- Starring: Sandy Mitchell (Original series) Tris Payne (2001) Alice Beer (2002–03)
- Country of origin: United Kingdom

Production
- Executive producers: Fenton Bailey Randy Barbato
- Producer: Andy Harrison
- Running time: 30mins (inc. adverts)
- Production company: World of Wonder

Original release
- Network: Channel 5
- Release: 31 March 1997 – 10 August 1998
- Release: 5 November 2001 – 11 July 2003

Related
- Hot Property (Australian version)

= Hot Property (British TV series) =

Hot Property is a Channel 5 show in the UK originally broadcast from 1997 to 1998 and hosted by Sandy Mitchell. It was revived from 5 November 2001 to 11 July 2003 in two formats, originally hosted by Tris Payne in 2001 but then replaced by Alice Beer from 2002, when the series was changed into a game show.

An Australian version of the show began on 1 January 1999, hosted by Michael Caton.

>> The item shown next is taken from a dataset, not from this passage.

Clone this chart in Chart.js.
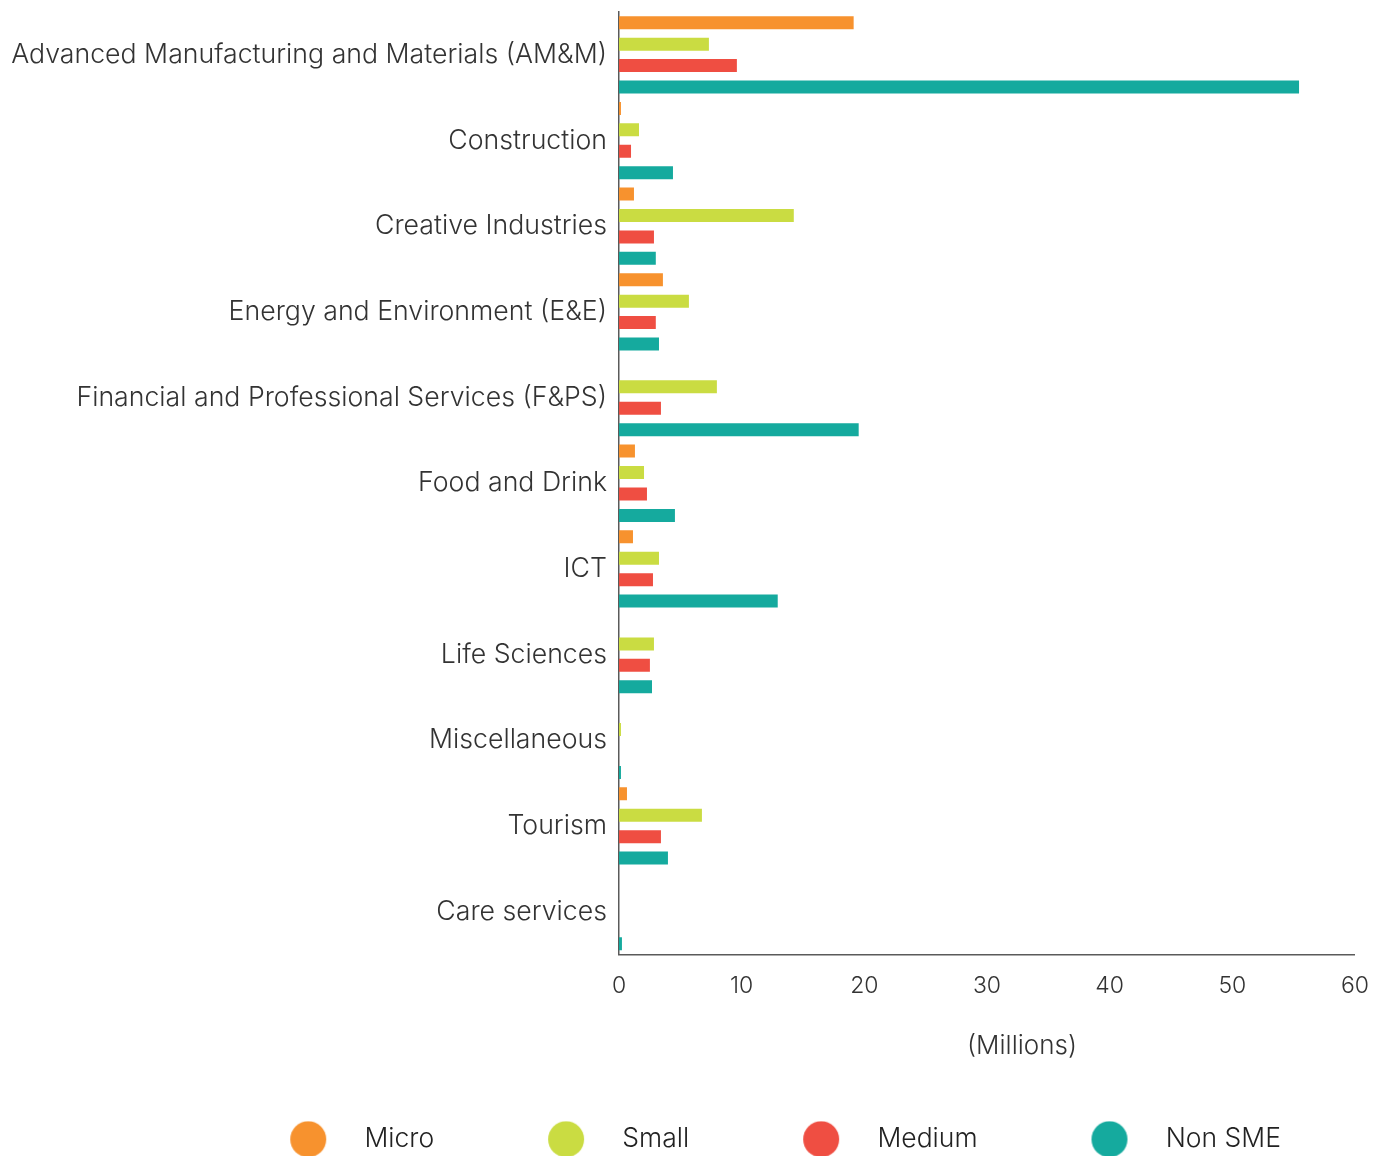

A 14th season was broadcast on Nine Network in 2013.

==Format==
===Revival series===
For the first series, the host, Tris Payne, followed first-time buyers as they decided from among three properties which to purchase.

From the second and subsequent series, the format was turned into a game show presented by Alice Beer. The show followed first-time buyers trying to win their first step on the property ladder. Each episode had a young couple desperately in need of a home of their own. The contestants view three properties, pick their favorite and then guess the price. If they guess within the allotted amount, they win the house of their dreams.

Programmes were filmed in the UK, along with specials giving British couples a chance to win their dream home in Spain.